**Exercise directions**
Look at the data below and print exactly the lines from its first line through the line with "0.165, 0.24, 0.27, 0.30]"; the pictures stay out of the copy.

**Recorded information**
— START —

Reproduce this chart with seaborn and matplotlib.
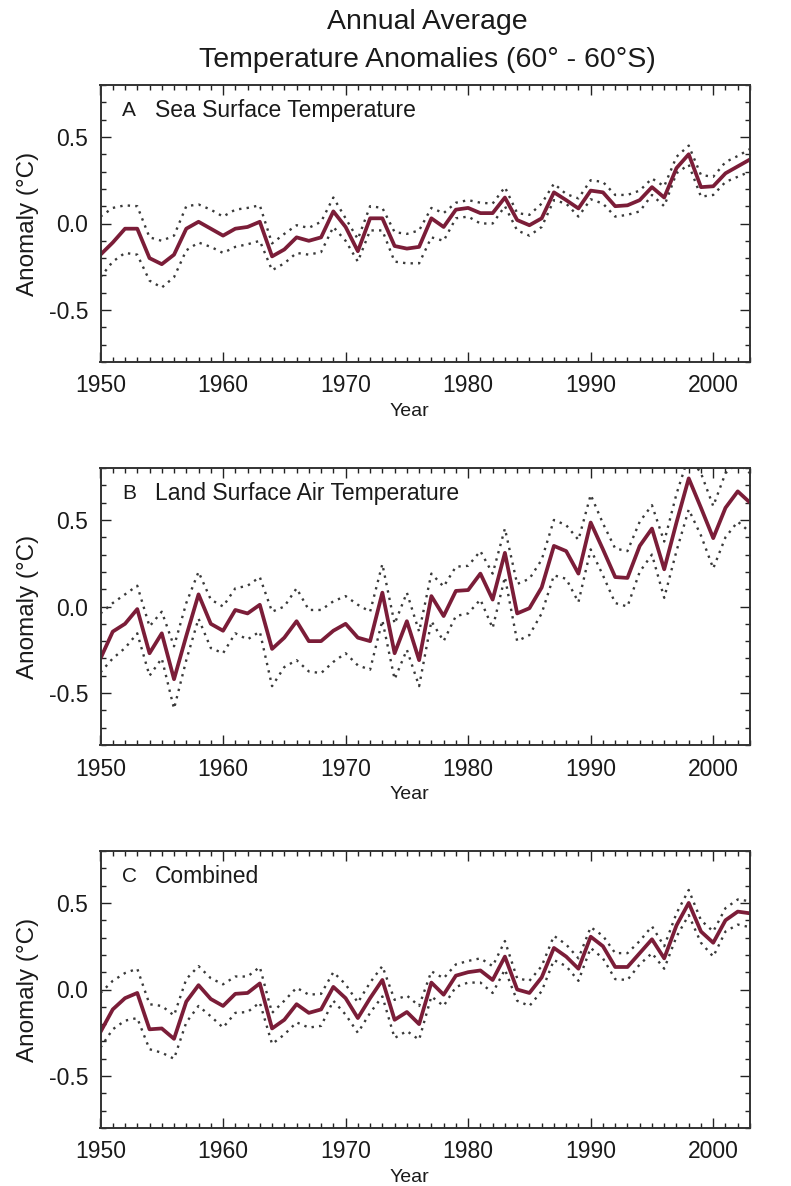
import matplotlib
matplotlib.use("Agg")
import matplotlib.pyplot as plt
import seaborn as sns
import numpy as np
import pandas as pd
from matplotlib.ticker import MultipleLocator

years = list(range(1950, 2004))

sst_mean = [-0.18, -0.11, -0.03, -0.03, -0.20, -0.235, -0.18, -0.03, 0.01, -0.03,
            -0.07, -0.03, -0.02, 0.01, -0.19, -0.15, -0.08, -0.10, -0.08, 0.07,
            -0.02, -0.16, 0.03, 0.03, -0.13, -0.145, -0.135, 0.03, -0.02, 0.08,
            0.09, 0.06, 0.06, 0.15, 0.02, -0.01, 0.03, 0.18, 0.135, 0.087,
            0.19, 0.18, 0.10, 0.105, 0.135, 0.21, 0.15, 0.32, 0.40, 0.21,
            0.215, 0.29, 0.33, 0.37]
sst_upper = [0.04, 0.09, 0.105, 0.10, -0.08, -0.10, -0.07, 0.10, 0.11, 0.08,
             0.04, 0.08, 0.09, 0.105, -0.115, -0.06, -0.01, -0.025, 0.01, 0.15,
             0.03, -0.09, 0.10, 0.09, -0.05, -0.06, -0.04, 0.09, 0.06, 0.12,
             0.135, 0.12, 0.115, 0.21, 0.06, 0.05, 0.115, 0.23, 0.17, 0.145,
             0.25, 0.24, 0.165, 0.165, 0.19, 0.26, 0.215, 0.385, 0.45, 0.28,
             0.27, 0.355, 0.39, 0.43]
sst_lower = [-0.31, -0.22, -0.17, -0.18, -0.33, -0.37, -0.31, -0.155, -0.11, -0.135,
             -0.17, -0.135, -0.12, -0.10, -0.27, -0.23, -0.17, -0.18, -0.165, -0.02,
             -0.10, -0.22, -0.04, -0.04, -0.22, -0.23, -0.23, -0.08, -0.10, 0.03,
             0.04, 0.0, 0.0, 0.10, -0.04, -0.07, -0.02, 0.135, 0.115, 0.04,
             0.14, 0.115, 0.04, 0.05, 0.07, 0.165, 0.10, 0.29, 0.34, 0.155,
             0.165, 0.24, 0.27, 0.30]

land_mean = [-0.30, -0.145, -0.10, -0.015, -0.27, -0.155, -0.42, -0.17, 0.07, -0.10,
             -0.14, -0.02, -0.04, 0.01, -0.245, -0.18, -0.085, -0.20, -0.20, -0.14,
             -0.10, -0.18, -0.20, 0.08, -0.27, -0.085, -0.31, 0.06, -0.055, 0.09,
             0.095, 0.19, 0.04, 0.31, -0.04, -0.01, 0.11, 0.35, 0.32, 0.19,
             0.485, 0.33, 0.17, 0.165, 0.35, 0.45, 0.215, 0.485, 0.74, 0.57,
             0.395, 0.57, 0.665, 0.60]
land_upper = [-0.04, 0.02, 0.07, 0.12, -0.115, -0.03, -0.23, 0.02, 0.20, 0.04,
              0.0, 0.105, 0.12, 0.17, -0.03, 0.0, 0.105, -0.02, -0.02, 0.03,
              0.06, 0.01, -0.03, 0.245, -0.10, 0.08, -0.145, 0.19, 0.115, 0.23,
              0.235, 0.32, 0.19, 0.45, 0.13, 0.16, 0.27, 0.50, 0.47, 0.385,
              0.645, 0.48, 0.335, 0.32, 0.49, 0.585, 0.375, 0.65, 0.87, 0.77,
              0.58, 0.77, 0.83, 0.77]
land_lower = [-0.38, -0.30, -0.24, -0.155, -0.40, -0.30, -0.59, -0.31, -0.07, -0.24,
              -0.27, -0.155, -0.19, -0.145, -0.46, -0.35, -0.31, -0.375, -0.385, -0.32,
              -0.27, -0.34, -0.365, -0.08, -0.42, -0.25, -0.46, -0.085, -0.20, -0.055,
              -0.04, 0.04, -0.125, 0.17, -0.20, -0.165, -0.04, 0.18, 0.16, 0.025,
              0.33, 0.18, 0.02, 0.0, 0.20, 0.30, 0.05, 0.32, 0.56, 0.41,
              0.22, 0.40, 0.49, 0.43]

comb_mean = [-0.245, -0.115, -0.05, -0.02, -0.23, -0.225, -0.285, -0.07, 0.025, -0.055,
             -0.095, -0.025, -0.02, 0.035, -0.225, -0.175, -0.085, -0.135, -0.115, 0.015,
             -0.05, -0.165, -0.05, 0.055, -0.175, -0.13, -0.20, 0.04, -0.03, 0.08,
             0.10, 0.11, 0.055, 0.19, 0.0, -0.02, 0.07, 0.24, 0.19, 0.12,
             0.305, 0.25, 0.13, 0.13, 0.21, 0.29, 0.18, 0.37, 0.50, 0.335,
             0.27, 0.40, 0.45, 0.44]
comb_upper = [-0.02, 0.05, 0.095, 0.12, -0.085, -0.095, -0.15, 0.06, 0.135, 0.065,
              0.03, 0.075, 0.075, 0.13, -0.135, -0.065, 0.01, -0.03, -0.025, 0.10,
              0.03, -0.075, 0.04, 0.135, -0.06, -0.035, -0.095, 0.105, 0.065, 0.145,
              0.165, 0.18, 0.135, 0.28, 0.065, 0.05, 0.135, 0.31, 0.26, 0.18,
              0.36, 0.31, 0.21, 0.21, 0.28, 0.365, 0.25, 0.44, 0.575, 0.40,
              0.335, 0.47, 0.52, 0.51]
comb_lower = [-0.335, -0.23, -0.18, -0.165, -0.345, -0.365, -0.40, -0.19, -0.095, -0.155,
              -0.22, -0.135, -0.13, -0.075, -0.315, -0.26, -0.19, -0.22, -0.21, -0.065,
              -0.145, -0.25, -0.135, -0.04, -0.28, -0.24, -0.29, -0.04, -0.095, 0.015,
              0.04, 0.04, -0.02, 0.115, -0.065, -0.095, -0.01, 0.17, 0.135, 0.05,
              0.24, 0.18, 0.06, 0.055, 0.145, 0.21, 0.12, 0.305, 0.43, 0.27,
              0.19, 0.335, 0.375, 0.36]

panel_letters = ["A", "B", "C"]
panel_titles = ["Sea Surface Temperature", "Land Surface Air Temperature", "Combined"]
y_ticks = [-0.5, 0.0, 0.5]
x_ticks = [1950, 1960, 1970, 1980, 1990, 2000]

sns.set_style("ticks")
plt.rcParams['font.family'] = ['Liberation Sans', 'DejaVu Sans']

W, H = 791, 1186
fig = plt.figure(figsize=(W / 100, H / 100), dpi=100)

maroon = "#7B1D38"
series = [(sst_mean, sst_upper, sst_lower),
          (land_mean, land_upper, land_lower),
          (comb_mean, comb_upper, comb_lower)]
tops = [85, 468, 851]
left_px, right_px = 100.5, 750
hpx = 277

for i, (m, u, l) in enumerate(series):
    top = tops[i]
    ax = fig.add_axes([left_px / W, 1 - (top + hpx) / H, (right_px - left_px) / W, hpx / H])
    df = pd.DataFrame({"year": years, "mean": m, "upper": u, "lower": l})
    sns.lineplot(data=df, x="year", y="upper", ax=ax, color="#3a3a3a",
                 linestyle=(0, (1, 2.2)), linewidth=1.7)
    sns.lineplot(data=df, x="year", y="lower", ax=ax, color="#3a3a3a",
                 linestyle=(0, (1, 2.2)), linewidth=1.7)
    sns.lineplot(data=df, x="year", y="mean", ax=ax, color=maroon, linewidth=2.7)
    ax.set_xlim(1950, 2003)
    ax.set_ylim(-0.8, 0.8)
    ax.set_xticks(x_ticks)
    ax.set_yticks(y_ticks)
    ax.set_yticklabels(["-0.5", "0.0", "0.5"])
    ax.xaxis.set_minor_locator(MultipleLocator(1))
    ax.yaxis.set_minor_locator(MultipleLocator(0.1))
    ax.tick_params(which="both", direction="in", top=True, right=True,
                   color="#222222", width=1.0)
    ax.tick_params(which="major", length=7, labelsize=16.5, pad=9, labelcolor="#1a1a1a")
    ax.tick_params(which="minor", length=3.5)
    for s in ax.spines.values():
        s.set_linewidth(1.4)
        s.set_color("#333333")
    ax.set_xlabel("Year", fontsize=14, color="#1a1a1a")
    ax.set_ylabel("Anomaly (°C)", fontsize=17.5, color="#1a1a1a")
    ax.xaxis.set_label_coords((409 - left_px) / (right_px - left_px), -0.148)
    ax.yaxis.set_label_coords(-0.094, 0.5)
    ax.text(0.033, 0.907, panel_letters[i], transform=ax.transAxes, fontsize=15,
            color="#1a1a1a", va="center", ha="left")
    ax.text(0.084, 0.907, panel_titles[i], transform=ax.transAxes, fontsize=16.5,
            color="#1a1a1a", va="center", ha="left")

fig.text(427 / W, 1 - 22 / H, "Annual Average", ha="center", va="center",
         fontsize=20.5, color="#1a1a1a")
fig.text(427 / W, 1 - 60 / H, "Temperature Anomalies (60° - 60°S)", ha="center",
         va="center", fontsize=20.5, color="#1a1a1a")

fig.savefig("out.png", dpi=100, facecolor="white")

— END —

**In response**
Reproduce this chart with seaborn and matplotlib.
import matplotlib
matplotlib.use("Agg")
import matplotlib.pyplot as plt
import seaborn as sns
import numpy as np
import pandas as pd
from matplotlib.ticker import MultipleLocator

years = list(range(1950, 2004))

sst_mean = [-0.18, -0.11, -0.03, -0.03, -0.20, -0.235, -0.18, -0.03, 0.01, -0.03,
            -0.07, -0.03, -0.02, 0.01, -0.19, -0.15, -0.08, -0.10, -0.08, 0.07,
            -0.02, -0.16, 0.03, 0.03, -0.13, -0.145, -0.135, 0.03, -0.02, 0.08,
            0.09, 0.06, 0.06, 0.15, 0.02, -0.01, 0.03, 0.18, 0.135, 0.087,
            0.19, 0.18, 0.10, 0.105, 0.135, 0.21, 0.15, 0.32, 0.40, 0.21,
            0.215, 0.29, 0.33, 0.37]
sst_upper = [0.04, 0.09, 0.105, 0.10, -0.08, -0.10, -0.07, 0.10, 0.11, 0.08,
             0.04, 0.08, 0.09, 0.105, -0.115, -0.06, -0.01, -0.025, 0.01, 0.15,
             0.03, -0.09, 0.10, 0.09, -0.05, -0.06, -0.04, 0.09, 0.06, 0.12,
             0.135, 0.12, 0.115, 0.21, 0.06, 0.05, 0.115, 0.23, 0.17, 0.145,
             0.25, 0.24, 0.165, 0.165, 0.19, 0.26, 0.215, 0.385, 0.45, 0.28,
             0.27, 0.355, 0.39, 0.43]
sst_lower = [-0.31, -0.22, -0.17, -0.18, -0.33, -0.37, -0.31, -0.155, -0.11, -0.135,
             -0.17, -0.135, -0.12, -0.10, -0.27, -0.23, -0.17, -0.18, -0.165, -0.02,
             -0.10, -0.22, -0.04, -0.04, -0.22, -0.23, -0.23, -0.08, -0.10, 0.03,
             0.04, 0.0, 0.0, 0.10, -0.04, -0.07, -0.02, 0.135, 0.115, 0.04,
             0.14, 0.115, 0.04, 0.05, 0.07, 0.165, 0.10, 0.29, 0.34, 0.155,
             0.165, 0.24, 0.27, 0.30]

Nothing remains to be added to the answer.